Secretary of Commerce Wilbur Ross has attempted to quell fears about an economic fallout, claiming that the steel tariffs would have no significant negative impact on consumers. However, a report released March 5 by The Trade Partnership, a nonpartisan pro-trade group, estimates that move could lead to a net loss of nearly 146,000 jobs in the U.S.
By its estimates, the country’s iron, steel and aluminum industries could see an increase of 33,464 jobs, but roughly 179,334 jobs would potentially be lost in other industries that would be affected by a rise in the cost of materials.
And that’s just measuring the direct impact of the tariffs, explained Steve Lamar, EVP of the American Apparel & Footwear Association. “Anytime you impose these tariffs, they have ripple effects on the economy,” he said. “There are the self-inflicted wounds that we do to our own economy, and then there’s the damage that other countries will do to us.”
Lamar added, “If other countries see us do this, they will retaliate. You could see them take steps that might target American brands in their markets.”
Representatives from the European Union have already named several potential targets for punitive measures.
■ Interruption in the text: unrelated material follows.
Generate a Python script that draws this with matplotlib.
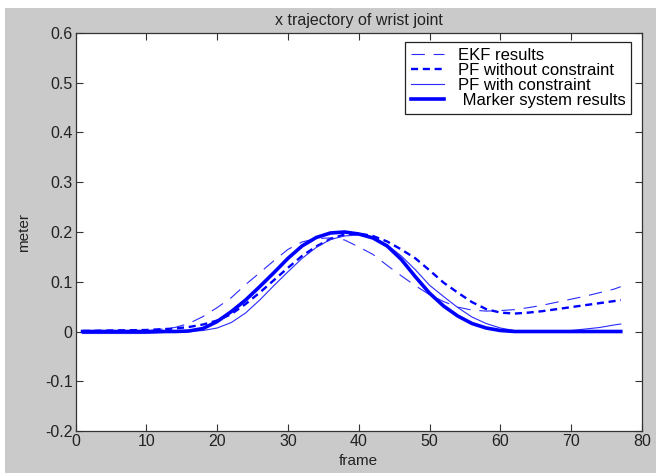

A list drawn up by the European Commission (and obtained by Bloomberg News) targets $3.5 billion in annual imports from the States, including $1.2 billion worth of consumer goods, such as shirts, jeans, cosmetics, motorbikes and pleasure boats.
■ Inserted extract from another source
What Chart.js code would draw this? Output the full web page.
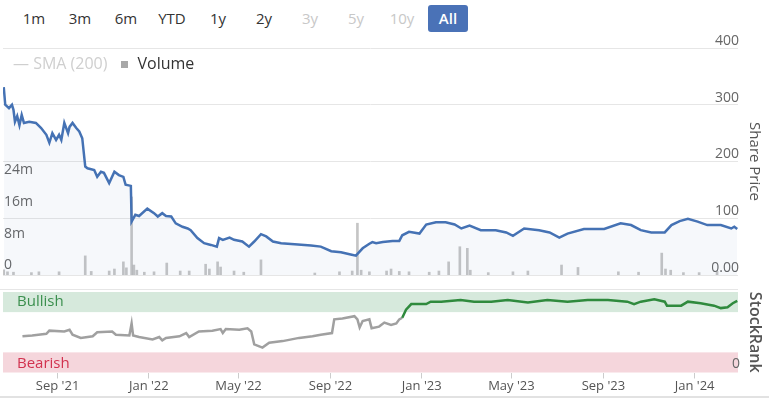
<!DOCTYPE html>
<html>
<head>
<meta charset="utf-8">
<script src="https://cdn.jsdelivr.net/npm/chart.js@4.4.1/dist/chart.umd.min.js"></script>
<style>
  body { margin: 0; background: #fff; font-family: 'Open Sans', sans-serif; }
  #wrap { position: relative; width: 769px; height: 399px; overflow: hidden; background: #fff; }
  #ranges { position: absolute; left: 14px; top: 5px; display: flex; z-index: 2; }
  #ranges span { width: 40px; height: 27px; line-height: 27px; margin-right: 6px; text-align: center; font-size: 15px; color: #333; border-radius: 3px; }
  #ranges span.off { color: #c8c8c8; }
  #ranges span.on { background: #4a72b7; color: #fff; font-weight: 600; }
  #legend { position: absolute; left: 13px; top: 52px; font-size: 16px; z-index: 2; display: flex; align-items: center; }
  #legend .sma { color: #cfcfcf; }
  #legend .sq { display: inline-block; width: 7px; height: 7px; background: #a8a8a8; margin: 3px 9px 0 14px; }
  #legend .vol { color: #333; }
  canvas { position: absolute; left: 0; }
  #priceChart { top: 32px; }
  #rankChart { top: 285px; }
  #baseLine { position: absolute; left: 0; top: 396px; width: 769px; height: 2px; background: #e2e2e2; }
</style>
</head>
<body>
<div id="wrap">
  <div id="ranges">
    <span>1m</span><span>3m</span><span>6m</span><span>YTD</span><span>1y</span><span>2y</span>
    <span class="off">3y</span><span class="off">5y</span><span class="off">10y</span><span class="on">All</span>
  </div>
  <div id="legend"><span class="sma">— SMA (200)</span><span class="sq"></span><span class="vol">Volume</span></div>
  <canvas id="priceChart" width="769" height="248"></canvas>
  <canvas id="rankChart" width="769" height="112"></canvas>
  <div id="baseLine"></div>
</div>
<script>
// share price
const priceDates = ['2021-06-21','2021-06-23','2021-06-28','2021-07-02','2021-07-04','2021-07-06','2021-07-09','2021-07-12','2021-07-15','2021-07-18',
  '2021-07-25','2021-08-03','2021-08-10','2021-08-17','2021-08-21','2021-08-25','2021-08-30','2021-09-03','2021-09-06','2021-09-10',
  '2021-09-15','2021-09-17','2021-09-21','2021-09-26','2021-09-30','2021-10-04','2021-10-08','2021-10-11','2021-10-20','2021-10-24',
  '2021-10-29','2021-11-02','2021-11-09','2021-11-16','2021-11-22','2021-11-28','2021-12-01','2021-12-08','2021-12-09','2021-12-14',
  '2021-12-19','2021-12-30','2022-01-08','2022-01-13','2022-01-19','2022-01-24','2022-01-31','2022-02-06','2022-02-15','2022-02-22',
  '2022-02-26','2022-03-07','2022-03-16','2022-03-25','2022-04-02','2022-04-05','2022-04-10','2022-04-19','2022-04-25','2022-05-06',
  '2022-05-15','2022-05-22','2022-05-31','2022-06-07','2022-06-16','2022-06-27','2022-07-15','2022-08-06','2022-08-19','2022-09-02',
  '2022-09-15','2022-09-28','2022-10-05','2022-10-14','2022-10-23','2022-10-27','2022-11-01','2022-11-10','2022-11-23','2022-12-02',
  '2022-12-06','2022-12-15','2022-12-29','2023-01-07','2023-01-20','2023-02-02','2023-02-14','2023-02-23','2023-03-06','2023-03-21',
  '2023-04-10','2023-04-24','2023-05-03','2023-05-18','2023-06-07','2023-06-21','2023-07-04','2023-07-15','2023-08-06','2023-09-02',
  '2023-09-24','2023-10-08','2023-10-21','2023-11-04','2023-11-22','2023-12-01','2023-12-12','2023-12-23','2024-01-05','2024-01-18',
  '2024-02-05','2024-02-19','2024-02-23','2024-02-27'];
const priceValues = [331,300,294,300,291,270,280,264,282,268,
  270,268,259,247,233,250,238,247,238,268,
  250,261,268,259,253,241,191,188,185,173,
  182,180,162,182,176,173,159,157,94,106,
  104,117,109,103,109,104,103,91,85,82,
  79,65,56,53,50,65,62,66,62,59,
  50,59,72,68,59,56,54,52,50,42,
  40,36,34,47,55,58,56,58,60,60,
  70,76,73,89,93,93,89,82,87,79,
  79,75,69,82,79,75,66,73,81,81,
  91,88,79,75,75,88,95,99,94,88,
  88,82,85,81];

// volume (millions)
const volDates = ['2021-06-21','2021-06-26','2021-07-04','2021-07-28','2021-08-07','2021-09-03','2021-10-08','2021-10-16','2021-11-09','2021-11-16',
  '2021-11-28','2021-12-02','2021-12-09','2021-12-12','2021-12-16','2021-12-26','2022-01-08','2022-01-25','2022-02-12','2022-02-24',
  '2022-03-18','2022-03-23','2022-04-03','2022-04-07','2022-04-25','2022-05-08','2022-05-31','2022-08-11','2022-09-13','2022-09-30',
  '2022-10-07','2022-10-12','2022-10-23','2022-11-15','2022-11-21','2022-12-02','2022-12-15','2023-01-11','2023-01-24','2023-02-06',
  '2023-02-21','2023-03-03','2023-03-07','2023-03-31','2023-05-03','2023-05-23','2023-07-07','2023-07-29','2023-09-21','2023-10-18',
  '2023-11-18','2023-11-23','2023-11-30','2023-12-17','2024-01-07','2024-01-31'];
const volValues = [1.3,0.8,0.7,0.6,0.8,0.8,4.8,0.9,1.0,1.5,
  3.3,1.8,19.6,2.5,1.2,0.7,0.8,3.0,1.0,1.0,
  2.7,1.5,3.3,2.0,1.0,0.7,3.8,0.5,0.8,1.0,
  13,1.2,0.8,1.0,1.5,0.9,0.8,0.7,1.0,3.3,
  7.1,6.7,1.2,0.6,0.8,1.0,2.5,1.9,0.8,0.7,
  5.5,1.5,1.2,0.6,0.6,0.9];

// StockRank
const rankDates = ['2021-07-16','2021-07-29','2021-08-17','2021-08-21','2021-09-10','2021-09-17','2021-09-21','2021-10-02','2021-10-18','2021-10-24',
  '2021-11-13','2021-11-18','2021-12-06','2021-12-09','2021-12-11','2021-12-19','2022-01-06','2022-01-15','2022-01-19','2022-01-24',
  '2022-02-11','2022-02-20','2022-02-24','2022-03-09','2022-03-27','2022-04-07','2022-04-10','2022-04-14','2022-05-02','2022-05-13',
  '2022-05-18','2022-05-22','2022-06-02','2022-06-11','2022-06-29','2022-07-21','2022-08-08','2022-08-19','2022-09-03','2022-09-06',
  '2022-09-17','2022-10-03','2022-10-07','2022-10-10','2022-10-14','2022-10-23','2022-10-26','2022-11-05','2022-11-12','2022-11-21',
  '2022-11-28','2022-12-02','2022-12-06','2022-12-11','2022-12-18','2023-01-07','2023-01-13','2023-01-27','2023-02-22','2023-03-12',
  '2023-04-04','2023-04-26','2023-05-23','2023-06-18','2023-07-15','2023-08-11','2023-09-07','2023-10-03','2023-10-12','2023-10-21',
  '2023-11-08','2023-11-22','2023-11-25','2023-12-14','2023-12-23','2024-01-09','2024-01-27','2024-02-05','2024-02-14','2024-02-21',
  '2024-02-27'];
const rankValues = [45,46,48,52,51,53,47,43,45,50,
  51,47,46,61,46,44,41,44,40,43,
  45,49,44,51,52,54,49,54,53,55,
  51,35,31,37,39,43,45,47,49,66,
  67,70,66,56,64,66,55,57,62,59,
  61,66,68,78,85,85,88,88,90,88,
  88,90,87,90,88,90,90,88,85,88,
  91,88,83,83,88,86,83,80,81,86,
  89];

const tickDates = ['2021-09-01','2022-01-01','2022-05-01','2022-09-01','2023-01-01','2023-05-01','2023-09-01','2024-01-01'];
const tickLabels = ["Sep '21","Jan '22","May '22","Sep '22","Jan '23","May '23","Sep '23","Jan '24"];
const volTicks = [0, 8e6, 16e6, 24e6];
const volTickLabels = ['0','8m','16m','24m'];

const xMin = Date.parse('2021-06-20');
const xMax = Date.parse('2024-02-28');
const toXY = (dates, vals, k = 1) => dates.map((d, i) => ({x: Date.parse(d), y: vals[i] * k}));

Chart.defaults.font.family = "'Open Sans', sans-serif";

const green = '#2f8a3d';
const grey = '#a0a0a0';

// fixed axis width, and no extra room for the end labels (they sit inside the plot)
const fitY = w => s => { s.width = w; s.paddingTop = 0; s.paddingBottom = 0; };

let priceChart = new Chart(document.getElementById('priceChart'), {
  type: 'line',
  data: {
    datasets: [
      {
        label: 'Share Price',
        data: toXY(priceDates, priceValues),
        yAxisID: 'price',
        borderColor: '#4572b4',
        borderWidth: 2.5,
        pointRadius: 0,
        fill: 'origin',
        backgroundColor: 'rgba(69,114,180,0.05)',
        order: 1
      },
      {
        type: 'bar',
        label: 'Volume',
        data: toXY(volDates, volValues, 1e6),
        yAxisID: 'vol',
        backgroundColor: 'rgba(150,150,150,0.55)',
        barThickness: 2,
        order: 2
      }
    ]
  },
  options: {
    responsive: false,
    animation: false,
    layout: {padding: {top: 16, bottom: 5}},
    plugins: {legend: {display: false}, tooltip: {enabled: false}},
    scales: {
      x: {type: 'linear', min: xMin, max: xMax, offset: false, display: false},
      price: {
        position: 'right', min: 0, max: 400,
        grid: {color: '#e6e6e6', drawTicks: false},
        border: {display: false},
        ticks: {stepSize: 100, mirror: true, padding: 1, labelOffset: -7, color: '#666', font: {size: 14},
          callback: v => v === 0 ? '0.00' : v},
        title: {display: true, text: 'Share Price', color: '#555', font: {size: 15}, padding: {top: 6, bottom: 0}},
        afterFit: fitY(31)
      },
      vol: {
        position: 'left', min: 0, max: 57e6,
        grid: {display: false},
        border: {display: false},
        ticks: {mirror: true, padding: 1, labelOffset: -9.5, color: '#666', font: {size: 14},
          callback: (v, i) => volTickLabels[i]},
        afterBuildTicks: s => { s.ticks = volTicks.map(v => ({value: v})); },
        afterFit: fitY(3)
      }
    }
  }
});

// bullish / bearish bands, drawn before the axes so the "0" label stays on top
const bands = {
  id: 'bands',
  beforeDraw(chart) {
    const {ctx, chartArea: a, scales: {y}} = chart;
    ctx.save();
    ctx.fillStyle = '#e6e6e6';
    ctx.fillRect(0, a.top - 3, a.right, 1);
    ctx.fillStyle = '#d6e9dc';
    ctx.fillRect(a.left, y.getPixelForValue(100), a.right - a.left, y.getPixelForValue(75) - y.getPixelForValue(100));
    ctx.fillStyle = '#f5d6dc';
    ctx.fillRect(a.left, y.getPixelForValue(25), a.right - a.left, y.getPixelForValue(0) - y.getPixelForValue(25));
    ctx.font = "15px 'Open Sans', sans-serif";
    ctx.textBaseline = 'middle';
    ctx.fillStyle = '#3b8f4e';
    ctx.fillText('Bullish', a.left + 14, y.getPixelForValue(87.5));
    ctx.fillStyle = '#d2324f';
    ctx.fillText('Bearish', a.left + 14, y.getPixelForValue(11.5));
    ctx.restore();
  }
};

let rankChart = new Chart(document.getElementById('rankChart'), {
  type: 'line',
  data: {
    datasets: [{
      label: 'StockRank',
      data: toXY(rankDates, rankValues),
      borderColor: grey,
      borderWidth: 2.5,
      pointRadius: 0,
      segment: {borderColor: c => c.p1.parsed.y >= 75 ? green : grey}
    }]
  },
  options: {
    responsive: false,
    animation: false,
    layout: {padding: {top: 7, left: 3}},
    plugins: {legend: {display: false}, tooltip: {enabled: false}},
    scales: {
      x: {
        type: 'linear', min: xMin, max: xMax,
        grid: {drawOnChartArea: false, tickLength: 6, color: '#cccccc'},
        border: {display: false},
        ticks: {color: '#555', font: {size: 13}, padding: 0, maxRotation: 0, autoSkip: false,
          callback: (v, i) => tickLabels[i]},
        afterBuildTicks: s => { s.ticks = tickDates.map(d => ({value: Date.parse(d)})); },
        afterFit: s => { s.height = 24.5; }
      },
      y: {
        position: 'right', min: 0, max: 100,
        grid: {display: false},
        border: {display: false},
        ticks: {mirror: true, padding: 2, labelOffset: -8, color: '#666', font: {size: 14}},
        afterBuildTicks: s => { s.ticks = [{value: 0}]; },
        title: {display: true, text: 'StockRank', color: '#555', font: {size: 16, weight: '600'}, padding: {top: 5, bottom: 0}},
        afterFit: fitY(31)
      }
    }
  },
  plugins: [bands]
});
</script>
</body>
</html>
Matt Priest, president and CEO of the Footwear Distributors & Retailers of America, told FN, “In regard to retaliation on U.S. footwear exports, we have less exposure because we don’t export a large amount of product to the European market. But if the Trump administration decides to impose increased tariffs on imports from China, that will have a dramatic impact on the footwear industry and drive up prices on consumer goods.”
Priest added, “Our broader concern is the consumer. If the economy goes south because of these actions, that’s going to hurt us. If there’s less disposable income, there’s less income for families to go out and buy footwear or anything else.”
Few details are available regarding the president’s plans for China imports. More information is expected in the coming weeks, following a Section 301 investigation by the U.S. Trade Representative’s Office on China’s IP practices.
Note: This article has been updated to correct the percent of footwear imports from China.